A small dip is visible in 1986, after my contract at the Rietveld was not renewed. I never made a lot of money there. Nobody did, and they still don’t. In 1995, when I quit photography and began to write, a much bigger dip entered.

It’s interesting to compare the yearly rejections in my Red Map to the above. Now we’ll enter a world of higher mathematics, as I’ll place these two graphs on top of one another: the scale of the number of rejections on top of my turnover.

But the point is: during the first fifteen years, the graph of rejections follows the same form as that of my turnover. There must be, then, a direct correlation between rejection and artistic success.

When I quit photography in 1995 and begin writing, rejections still follow turnover, albeit with less precision. Both decline because I still hadn’t mastered writing. I practiced all day, leaving me less time to write applications and in turn, fewer rejections were sent my way.

Slowly, after 2000, my income begins to rise again. As I begin receiving assignments, I write fewer and fewer applications. In 2003, I start writing a column for the website PhotoQ where I analyse photos like a detective. The column is a success and in 2004, the Volkskrant asks me to analyse a press photo each week. My income steadily begins to rise. While the amount of rejections dramatically drops, so does the amount of applications and proposals I write.

At this point, everything begins to calm down. The income rises even further, the rejections decrease until they cross one another, here, in February of 2012. It’s in this very month that the Rietveld asks me to open their graduation show.

The opening of the graduation show!

Yes, then you’ve got it made.

At the risk of sounding presumptuous, I can’t help but offer four tips to the budding artist:

1)Buy two folders, one green and one red. Place your rejections in the red folder, the successes in the green folder.

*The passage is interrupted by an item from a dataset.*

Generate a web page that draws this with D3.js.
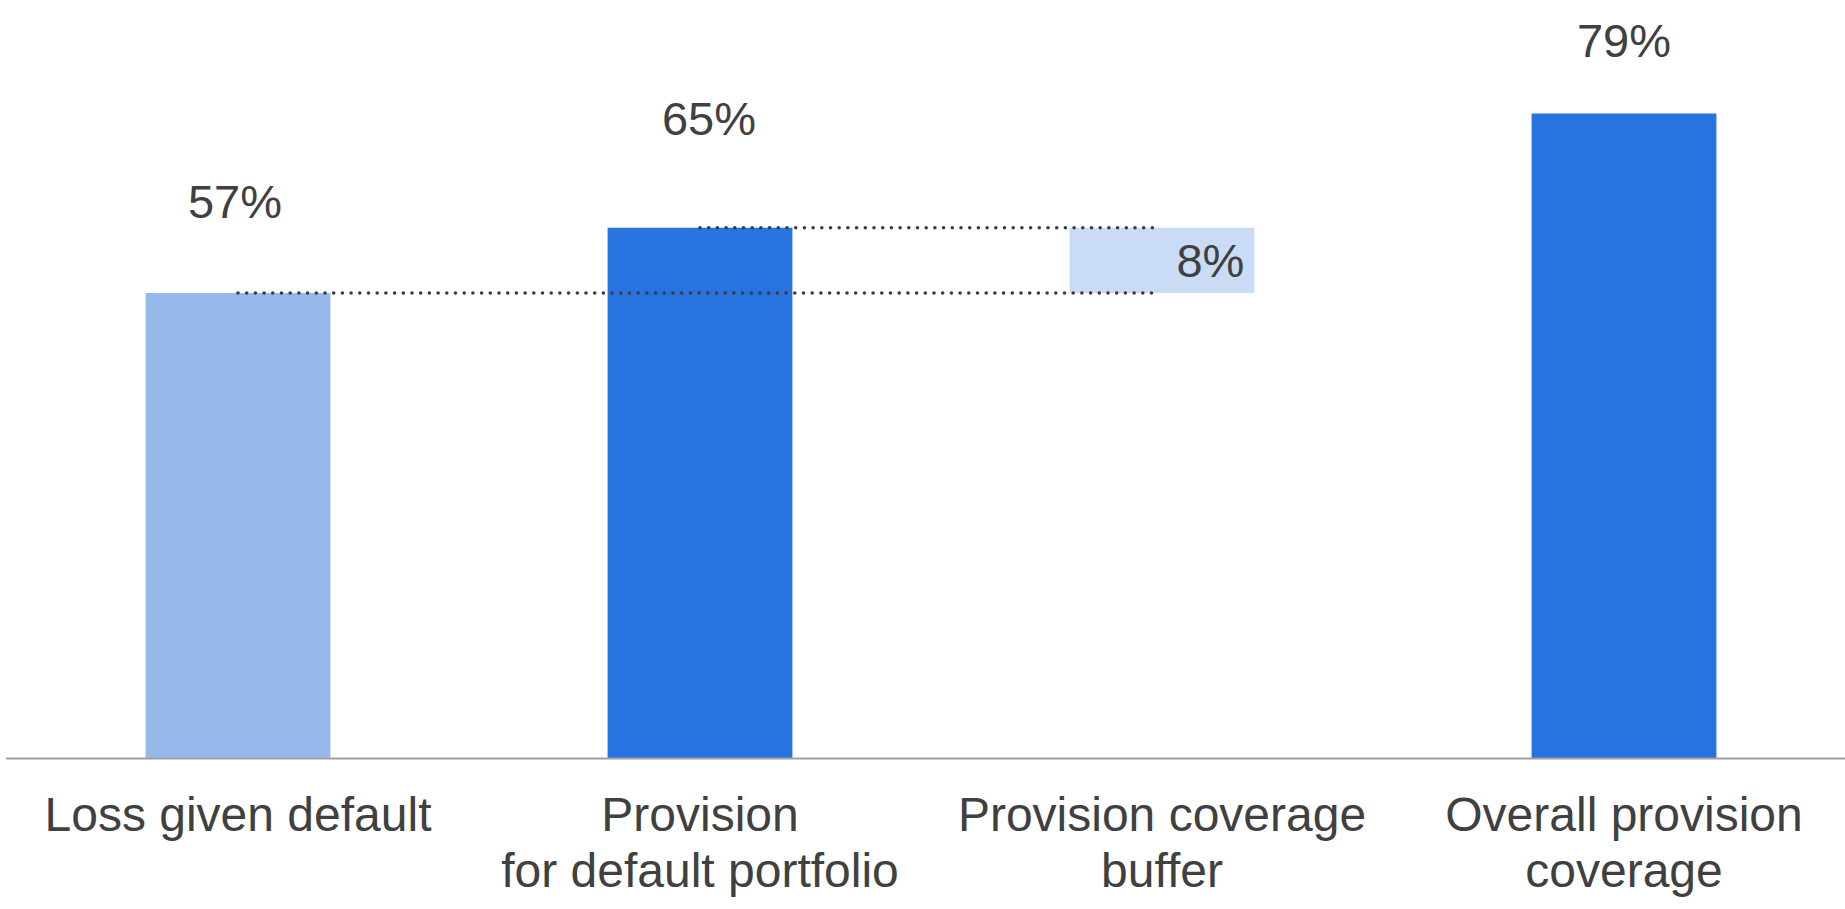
<!DOCTYPE html>
<html>
<head>
<meta charset="utf-8">
<script src="https://cdn.jsdelivr.net/npm/d3@7"></script>
<style>
  body { margin: 0; background: #fff; }
  text { font-family: "Liberation Sans", Arial, sans-serif; fill: #404040; }
</style>
</head>
<body>
<div id="chart"></div>
<script>
// categories (each label split into lines)
var categories = ["Loss given default", "Provision for default portfolio", "Provision coverage buffer", "Overall provision coverage"];
var labelLines = [["Loss given default"], ["Provision", "for default portfolio"], ["Provision coverage", "buffer"], ["Overall provision", "coverage"]];

// values in percent; the buffer floats from base to base + value
var values = [57, 65, 8, 79];
var bases = [0, 0, 57, 0];
var valueLabels = ["57%", "65%", "8%", "79%"];

var colors = ["#96b9ec", "#2774e0", "#c9dbf5", "#2774e0"];
// how far each value label sits above its bar top, and a small sideways nudge
var labelLift = [75, 93, 0, 57];
var labelNudge = [-3, 9, 0, 0];

var width = 1845, height = 909;

var svg = d3.select("#chart").append("svg")
    .attr("width", width)
    .attr("height", height);

var x = d3.scaleBand()
    .domain(categories)
    .range([7, 1855])
    .paddingInner(0.6)
    .paddingOuter(0.3);

var y = d3.scaleLinear()
    .domain([0, 79])
    .range([758, 113.5]);

// bars
svg.selectAll(".bar")
    .data(categories)
    .enter()
    .append("rect")
    .attr("class", "bar")
    .attr("x", function (d) { return x(d); })
    .attr("width", x.bandwidth())
    .attr("y", function (d, i) { return y(bases[i] + values[i]); })
    .attr("height", function (d, i) { return y(bases[i]) - y(bases[i] + values[i]); })
    .attr("fill", function (d, i) { return colors[i]; });

// dotted connector lines from bar 1 and bar 2 to the buffer
var connectors = [
    { from: 0, level: values[0] },
    { from: 1, level: values[1] }
];
svg.selectAll(".conn")
    .data(connectors)
    .enter()
    .append("line")
    .attr("class", "conn")
    .attr("x1", function (d) { return x(categories[d.from]) + x.bandwidth() / 2; })
    .attr("x2", x(categories[2]) + x.bandwidth() / 2 - 4)
    .attr("y1", function (d) { return y(d.level); })
    .attr("y2", function (d) { return y(d.level); })
    .attr("stroke", "#3c3c3c")
    .attr("stroke-width", 3.6)
    .attr("stroke-linecap", "round")
    .attr("stroke-dasharray", "0,8.7");

// x axis line
svg.append("line")
    .attr("x1", 6).attr("x2", width)
    .attr("y1", 758.5).attr("y2", 758.5)
    .attr("stroke", "#a0a0a0")
    .attr("stroke-width", 2);

// value labels
svg.selectAll(".val")
    .data(categories)
    .enter()
    .append("text")
    .attr("class", "val")
    .attr("font-size", 47)
    .attr("text-anchor", function (d, i) { return i == 2 ? "end" : "middle"; })
    .attr("x", function (d, i) {
        if (i == 2) return x(d) + x.bandwidth() - 10;
        return x(d) + x.bandwidth() / 2 + labelNudge[i];
    })
    .attr("y", function (d, i) {
        if (i == 2) return (y(bases[i]) + y(bases[i] + values[i])) / 2 + 17;
        return y(bases[i] + values[i]) - labelLift[i];
    })
    .text(function (d, i) { return valueLabels[i]; });

// category labels
var cat = svg.selectAll(".cat")
    .data(categories)
    .enter()
    .append("text")
    .attr("class", "cat")
    .attr("font-size", 48)
    .attr("text-anchor", "middle")
    .attr("x", function (d) { return x(d) + x.bandwidth() / 2; })
    .attr("y", 831);

cat.selectAll("tspan")
    .data(function (d, i) { return labelLines[i]; })
    .enter()
    .append("tspan")
    .attr("x", function () { return d3.select(this.parentNode).attr("x"); })
    .attr("dy", function (d, j) { return j == 0 ? 0 : 56; })
    .text(function (d) { return d; });
</script>
</body>
</html>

2)Don’t bother with self-promotion. Don’t over advertise your work. If you discover something, or stumble across something interesting while working, don’t keep it to yourself. Tell anyone who will listen. Your friends, your parents, the baker on the corner. And if someone’s around who can help you further (you know the type)… just keep talking.

3)Speak about your work clearly and directly. No jargon. If the baker stops listening, you’ll probably have to tell it differently the next time. This is how you start understanding your work better.

4)Don’t be too picky. Don’t just reach for the top. Starting at the bottom can have great advantages. You’ll have room to experiment and to find out what your work is about. It’ll be useful for the future, when you’ll be tossed into the lion’s den.

Art Bin, Michael Landy

‘Who can does, who can not teaches!’ wrote Shaw. By this, he meant that if you were truly good at your trade, you’d rather practice that trade as a researcher rather than a teacher.

Many subjects are taught by professors who teach without any true engagement, who themselves have also been schooled by the very same sort of tutor. It might sound disrespectful, but it’s an undeniable phenomenon.

Most researchers have trained themselves with the guidance of another researcher.

How do you prevent the rift between researchers and teachers growing even wider? Firstly, by employing as many teachers as possible that have been successful researchers.

But also by writing textbooks, readers, and practical manuals in such a way that they show how research is truly done in a practical sense.

Most schoolbooks are written with present day knowledge as their foundation. They follow the history of their subject and its related disciplines from beginning to end. In textbooks, you won’t find many detours or examples of dead-end developments. And if that happens, you’ll know beforehand that it was a mistake. In practical manuals you won’t find experiments that explain a dead branch or root in history that helps understand the subject. Because of this, it seems like the subject developed through a succession of ready-made questions that lead to easily found answers. Knowledge and insight are taught on the basis of their justification.

But shouldn’t it also be possible to approach a subject through the history of its development? By not only looking at the grand scheme, but also at the crucial turning points? As a repetitive process of guessing, missing, and hitting. In the process of doing so, you’d be raising future researchers. And you’d be telling future teachers how researchers work.

Tip 1
Make a work for one person, someone you admire, someone whose opinion and insight are of value to you. This doesn’t necessarily have to be someone you know, but it helps. A good friend, a family member, a fellow artist. Limit your audience to one person. Audiences are often abstract and invisible. And sometimes, it turns out that the audience is only you, which can be deadly. By focusing on one person, your message will be personal and you’ll be able to communicate specifically.

Tip 2
Take a step. Ask yourself: what was I really aiming for? What do I want to tell? Often it turns out you’ve gotten caught in something: in the material, the medium, or the wrong storyline. With another medium or thought you might just hit the bull’s-eye.

Tip 3
To totally contradict the last tip: forget the story. Forget the why. Change the question of ‘why’ and ‘where does it come from’ to: ‘where do I want to go’ or, ‘what would I like to bring into being?’ Move forward instead of staying in the past!

Tip 4
Accept that, as an artist, you live in a world of paradox. You don’t have to be in control of every thought or action to make a good artwork. It might even occur that you’ll make something amazing without knowing how you got there. Imperfections and impairments can be the most fruitful elements in a work process or in an artwork. The most beautiful artworks are never completely waterproof.

Tip 5
Start something concrete.
Invite three artists to join in collaboration. Send something personal (a drawing, found photo, an object) to the other, asking them to deliver a visual response, a visual commentary. That person sends it on to the next, who in turn reacts to your contribution. In the meanwhile, the fellow artist has also sent you something that you’ll have to respond to. In the end, four artworks will be circulating within the group, one of which you’ll have initiated and three of which will be your response to what the other has sent you. This will help to divert your attention, to react on something you haven’t asked for but want to give, as it often goes in art.

Tip 6
If the above tips are ineffective, go on a journey. Go see something special. Of course, that doesn’t always have to be art.